WORK TO COMPLETE:
Transcribe all of the material below word for word and leave out its pictures.

[begin RECORDS PROVIDED]

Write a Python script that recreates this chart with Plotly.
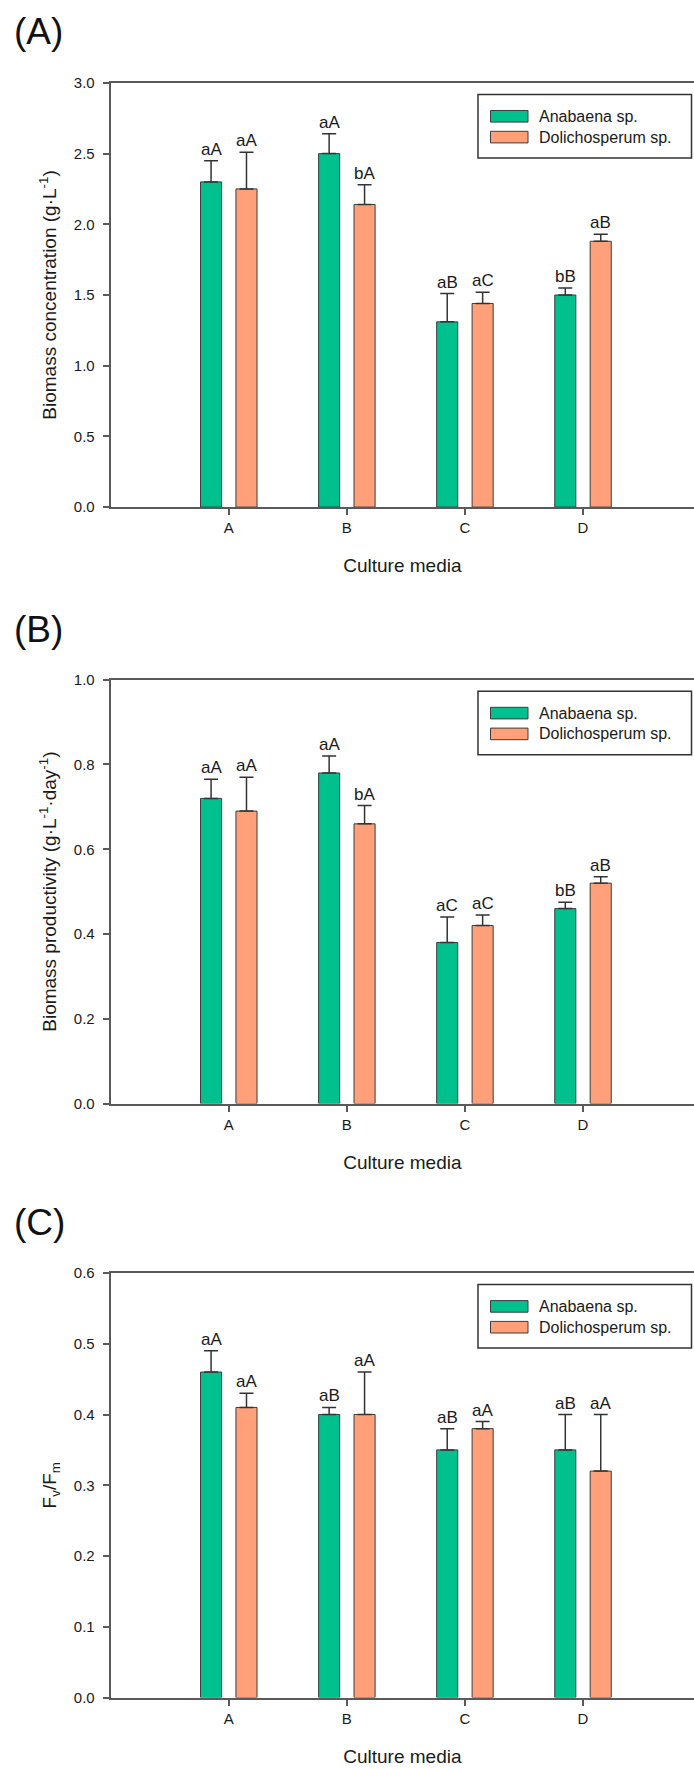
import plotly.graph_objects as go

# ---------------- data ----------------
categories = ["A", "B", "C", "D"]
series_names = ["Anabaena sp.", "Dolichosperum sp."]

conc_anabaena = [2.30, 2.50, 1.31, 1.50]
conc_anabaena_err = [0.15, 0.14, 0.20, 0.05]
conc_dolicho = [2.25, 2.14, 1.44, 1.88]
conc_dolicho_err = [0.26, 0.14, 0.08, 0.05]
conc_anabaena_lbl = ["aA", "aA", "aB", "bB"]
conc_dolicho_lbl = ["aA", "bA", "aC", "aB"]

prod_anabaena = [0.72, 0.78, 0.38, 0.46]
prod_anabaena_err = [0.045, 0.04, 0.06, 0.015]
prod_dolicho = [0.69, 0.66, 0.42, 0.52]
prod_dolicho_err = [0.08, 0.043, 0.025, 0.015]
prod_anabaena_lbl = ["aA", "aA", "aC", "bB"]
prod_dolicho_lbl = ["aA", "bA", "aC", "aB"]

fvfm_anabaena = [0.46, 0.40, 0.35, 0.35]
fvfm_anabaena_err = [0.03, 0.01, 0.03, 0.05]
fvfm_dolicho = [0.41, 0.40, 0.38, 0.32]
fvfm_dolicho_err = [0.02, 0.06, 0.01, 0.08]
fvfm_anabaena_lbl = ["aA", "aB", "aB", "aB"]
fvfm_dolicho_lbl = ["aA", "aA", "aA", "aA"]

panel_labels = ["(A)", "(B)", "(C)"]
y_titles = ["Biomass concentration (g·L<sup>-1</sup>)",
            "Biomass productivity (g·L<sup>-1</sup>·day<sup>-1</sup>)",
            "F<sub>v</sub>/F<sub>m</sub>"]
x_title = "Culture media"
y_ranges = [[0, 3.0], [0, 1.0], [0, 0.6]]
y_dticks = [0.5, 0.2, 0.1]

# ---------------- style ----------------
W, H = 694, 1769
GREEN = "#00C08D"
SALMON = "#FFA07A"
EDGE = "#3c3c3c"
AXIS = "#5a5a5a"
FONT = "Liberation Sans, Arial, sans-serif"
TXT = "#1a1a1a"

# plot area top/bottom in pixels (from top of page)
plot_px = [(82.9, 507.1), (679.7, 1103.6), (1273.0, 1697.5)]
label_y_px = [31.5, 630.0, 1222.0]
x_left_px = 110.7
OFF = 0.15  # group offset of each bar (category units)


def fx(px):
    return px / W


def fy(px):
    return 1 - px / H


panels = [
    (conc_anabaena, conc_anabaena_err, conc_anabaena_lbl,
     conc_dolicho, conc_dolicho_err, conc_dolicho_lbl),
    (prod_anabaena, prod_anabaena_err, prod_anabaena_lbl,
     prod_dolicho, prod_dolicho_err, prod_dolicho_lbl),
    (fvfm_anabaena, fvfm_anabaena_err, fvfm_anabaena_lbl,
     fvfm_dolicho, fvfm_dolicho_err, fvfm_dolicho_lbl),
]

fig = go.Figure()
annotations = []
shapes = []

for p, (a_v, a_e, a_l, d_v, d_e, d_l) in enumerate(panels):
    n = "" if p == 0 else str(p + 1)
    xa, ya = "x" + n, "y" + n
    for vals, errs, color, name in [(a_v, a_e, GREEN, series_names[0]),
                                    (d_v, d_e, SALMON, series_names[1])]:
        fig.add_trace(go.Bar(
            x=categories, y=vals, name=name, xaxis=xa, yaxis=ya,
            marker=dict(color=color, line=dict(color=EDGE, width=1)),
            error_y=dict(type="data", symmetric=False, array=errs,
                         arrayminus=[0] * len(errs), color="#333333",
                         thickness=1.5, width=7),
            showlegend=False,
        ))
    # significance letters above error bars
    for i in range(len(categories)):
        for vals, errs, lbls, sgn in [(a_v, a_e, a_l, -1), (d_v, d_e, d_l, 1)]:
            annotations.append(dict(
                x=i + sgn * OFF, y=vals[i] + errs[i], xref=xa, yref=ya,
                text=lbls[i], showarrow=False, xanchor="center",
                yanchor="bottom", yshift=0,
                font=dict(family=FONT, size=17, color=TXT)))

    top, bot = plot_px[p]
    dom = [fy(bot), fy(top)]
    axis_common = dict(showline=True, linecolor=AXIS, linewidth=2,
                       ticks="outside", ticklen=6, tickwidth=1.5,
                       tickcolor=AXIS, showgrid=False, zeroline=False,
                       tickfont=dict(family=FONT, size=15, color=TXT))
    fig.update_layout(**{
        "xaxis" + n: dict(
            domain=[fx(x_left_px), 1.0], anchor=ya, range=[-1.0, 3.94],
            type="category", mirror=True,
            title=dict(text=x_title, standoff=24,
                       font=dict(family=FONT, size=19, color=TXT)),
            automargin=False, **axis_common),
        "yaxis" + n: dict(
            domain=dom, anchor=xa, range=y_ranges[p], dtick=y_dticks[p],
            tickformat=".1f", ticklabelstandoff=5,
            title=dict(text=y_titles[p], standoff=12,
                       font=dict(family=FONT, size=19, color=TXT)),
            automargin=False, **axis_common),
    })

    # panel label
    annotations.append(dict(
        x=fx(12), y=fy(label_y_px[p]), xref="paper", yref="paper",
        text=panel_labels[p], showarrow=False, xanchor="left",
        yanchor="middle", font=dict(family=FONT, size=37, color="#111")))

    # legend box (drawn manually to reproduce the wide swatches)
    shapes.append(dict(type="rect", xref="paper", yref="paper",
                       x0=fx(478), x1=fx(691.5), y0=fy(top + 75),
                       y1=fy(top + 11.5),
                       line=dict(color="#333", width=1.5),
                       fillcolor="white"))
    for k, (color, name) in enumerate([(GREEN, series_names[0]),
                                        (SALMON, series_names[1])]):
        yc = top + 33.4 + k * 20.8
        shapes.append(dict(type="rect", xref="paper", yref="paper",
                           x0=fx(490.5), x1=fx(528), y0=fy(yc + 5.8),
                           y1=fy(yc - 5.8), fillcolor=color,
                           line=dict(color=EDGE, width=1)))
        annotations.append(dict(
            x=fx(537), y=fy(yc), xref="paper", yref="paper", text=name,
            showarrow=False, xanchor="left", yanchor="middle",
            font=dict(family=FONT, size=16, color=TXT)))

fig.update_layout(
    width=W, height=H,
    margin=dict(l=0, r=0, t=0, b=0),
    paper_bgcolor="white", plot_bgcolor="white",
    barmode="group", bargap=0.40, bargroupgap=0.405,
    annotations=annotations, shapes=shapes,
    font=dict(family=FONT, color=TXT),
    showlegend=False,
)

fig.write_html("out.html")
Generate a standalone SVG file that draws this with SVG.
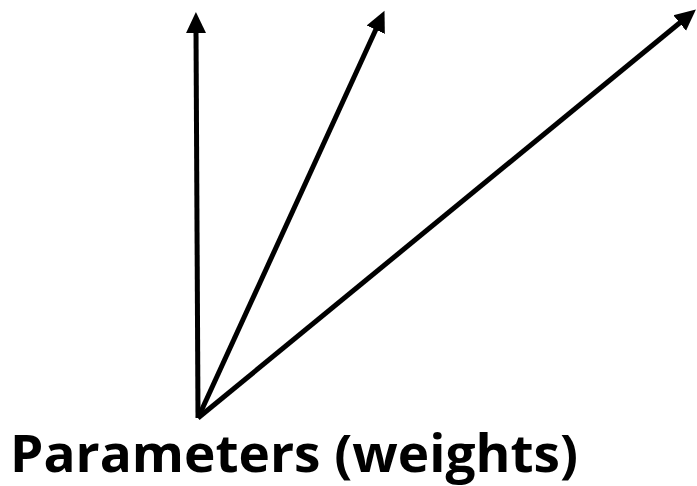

[end RECORDS PROVIDED]

TASK ANSWER:
Write a Python script that recreates this chart with Plotly.
import plotly.graph_objects as go

# ---------------- data ----------------
categories = ["A", "B", "C", "D"]
series_names = ["Anabaena sp.", "Dolichosperum sp."]

conc_anabaena = [2.30, 2.50, 1.31, 1.50]
conc_anabaena_err = [0.15, 0.14, 0.20, 0.05]
conc_dolicho = [2.25, 2.14, 1.44, 1.88]
conc_dolicho_err = [0.26, 0.14, 0.08, 0.05]
conc_anabaena_lbl = ["aA", "aA", "aB", "bB"]
conc_dolicho_lbl = ["aA", "bA", "aC", "aB"]

prod_anabaena = [0.72, 0.78, 0.38, 0.46]
prod_anabaena_err = [0.045, 0.04, 0.06, 0.015]
prod_dolicho = [0.69, 0.66, 0.42, 0.52]
prod_dolicho_err = [0.08, 0.043, 0.025, 0.015]
prod_anabaena_lbl = ["aA", "aA", "aC", "bB"]
prod_dolicho_lbl = ["aA", "bA", "aC", "aB"]

fvfm_anabaena = [0.46, 0.40, 0.35, 0.35]
fvfm_anabaena_err = [0.03, 0.01, 0.03, 0.05]
fvfm_dolicho = [0.41, 0.40, 0.38, 0.32]
fvfm_dolicho_err = [0.02, 0.06, 0.01, 0.08]
fvfm_anabaena_lbl = ["aA", "aB", "aB", "aB"]
fvfm_dolicho_lbl = ["aA", "aA", "aA", "aA"]

panel_labels = ["(A)", "(B)", "(C)"]
y_titles = ["Biomass concentration (g·L<sup>-1</sup>)",
            "Biomass productivity (g·L<sup>-1</sup>·day<sup>-1</sup>)",
            "F<sub>v</sub>/F<sub>m</sub>"]
x_title = "Culture media"
y_ranges = [[0, 3.0], [0, 1.0], [0, 0.6]]
y_dticks = [0.5, 0.2, 0.1]

# ---------------- style ----------------
W, H = 694, 1769
GREEN = "#00C08D"
SALMON = "#FFA07A"
EDGE = "#3c3c3c"
AXIS = "#5a5a5a"
FONT = "Liberation Sans, Arial, sans-serif"
TXT = "#1a1a1a"

# plot area top/bottom in pixels (from top of page)
plot_px = [(82.9, 507.1), (679.7, 1103.6), (1273.0, 1697.5)]
label_y_px = [31.5, 630.0, 1222.0]
x_left_px = 110.7
OFF = 0.15  # group offset of each bar (category units)


def fx(px):
    return px / W


def fy(px):
    return 1 - px / H


panels = [
    (conc_anabaena, conc_anabaena_err, conc_anabaena_lbl,
     conc_dolicho, conc_dolicho_err, conc_dolicho_lbl),
    (prod_anabaena, prod_anabaena_err, prod_anabaena_lbl,
     prod_dolicho, prod_dolicho_err, prod_dolicho_lbl),
    (fvfm_anabaena, fvfm_anabaena_err, fvfm_anabaena_lbl,
     fvfm_dolicho, fvfm_dolicho_err, fvfm_dolicho_lbl),
]

fig = go.Figure()
annotations = []
shapes = []

for p, (a_v, a_e, a_l, d_v, d_e, d_l) in enumerate(panels):
    n = "" if p == 0 else str(p + 1)
    xa, ya = "x" + n, "y" + n
    for vals, errs, color, name in [(a_v, a_e, GREEN, series_names[0]),
                                    (d_v, d_e, SALMON, series_names[1])]:
        fig.add_trace(go.Bar(
            x=categories, y=vals, name=name, xaxis=xa, yaxis=ya,
            marker=dict(color=color, line=dict(color=EDGE, width=1)),
            error_y=dict(type="data", symmetric=False, array=errs,
                         arrayminus=[0] * len(errs), color="#333333",
                         thickness=1.5, width=7),
            showlegend=False,
        ))
    # significance letters above error bars
    for i in range(len(categories)):
        for vals, errs, lbls, sgn in [(a_v, a_e, a_l, -1), (d_v, d_e, d_l, 1)]:
            annotations.append(dict(
                x=i + sgn * OFF, y=vals[i] + errs[i], xref=xa, yref=ya,
                text=lbls[i], showarrow=False, xanchor="center",
                yanchor="bottom", yshift=0,
                font=dict(family=FONT, size=17, color=TXT)))

    top, bot = plot_px[p]
    dom = [fy(bot), fy(top)]
    axis_common = dict(showline=True, linecolor=AXIS, linewidth=2,
                       ticks="outside", ticklen=6, tickwidth=1.5,
                       tickcolor=AXIS, showgrid=False, zeroline=False,
                       tickfont=dict(family=FONT, size=15, color=TXT))
    fig.update_layout(**{
        "xaxis" + n: dict(
            domain=[fx(x_left_px), 1.0], anchor=ya, range=[-1.0, 3.94],
            type="category", mirror=True,
            title=dict(text=x_title, standoff=24,
                       font=dict(family=FONT, size=19, color=TXT)),
            automargin=False, **axis_common),
        "yaxis" + n: dict(
            domain=dom, anchor=xa, range=y_ranges[p], dtick=y_dticks[p],
            tickformat=".1f", ticklabelstandoff=5,
            title=dict(text=y_titles[p], standoff=12,
                       font=dict(family=FONT, size=19, color=TXT)),
            automargin=False, **axis_common),
    })

    # panel label
    annotations.append(dict(
        x=fx(12), y=fy(label_y_px[p]), xref="paper", yref="paper",
        text=panel_labels[p], showarrow=False, xanchor="left",
        yanchor="middle", font=dict(family=FONT, size=37, color="#111")))

    # legend box (drawn manually to reproduce the wide swatches)
    shapes.append(dict(type="rect", xref="paper", yref="paper",
                       x0=fx(478), x1=fx(691.5), y0=fy(top + 75),
                       y1=fy(top + 11.5),
                       line=dict(color="#333", width=1.5),
                       fillcolor="white"))
    for k, (color, name) in enumerate([(GREEN, series_names[0]),
                                        (SALMON, series_names[1])]):
        yc = top + 33.4 + k * 20.8
        shapes.append(dict(type="rect", xref="paper", yref="paper",
                           x0=fx(490.5), x1=fx(528), y0=fy(yc + 5.8),
                           y1=fy(yc - 5.8), fillcolor=color,
                           line=dict(color=EDGE, width=1)))
        annotations.append(dict(
            x=fx(537), y=fy(yc), xref="paper", yref="paper", text=name,
            showarrow=False, xanchor="left", yanchor="middle",
            font=dict(family=FONT, size=16, color=TXT)))

fig.update_layout(
    width=W, height=H,
    margin=dict(l=0, r=0, t=0, b=0),
    paper_bgcolor="white", plot_bgcolor="white",
    barmode="group", bargap=0.40, bargroupgap=0.405,
    annotations=annotations, shapes=shapes,
    font=dict(family=FONT, color=TXT),
    showlegend=False,
)

fig.write_html("out.html")
Generate a standalone SVG file that draws this with SVG.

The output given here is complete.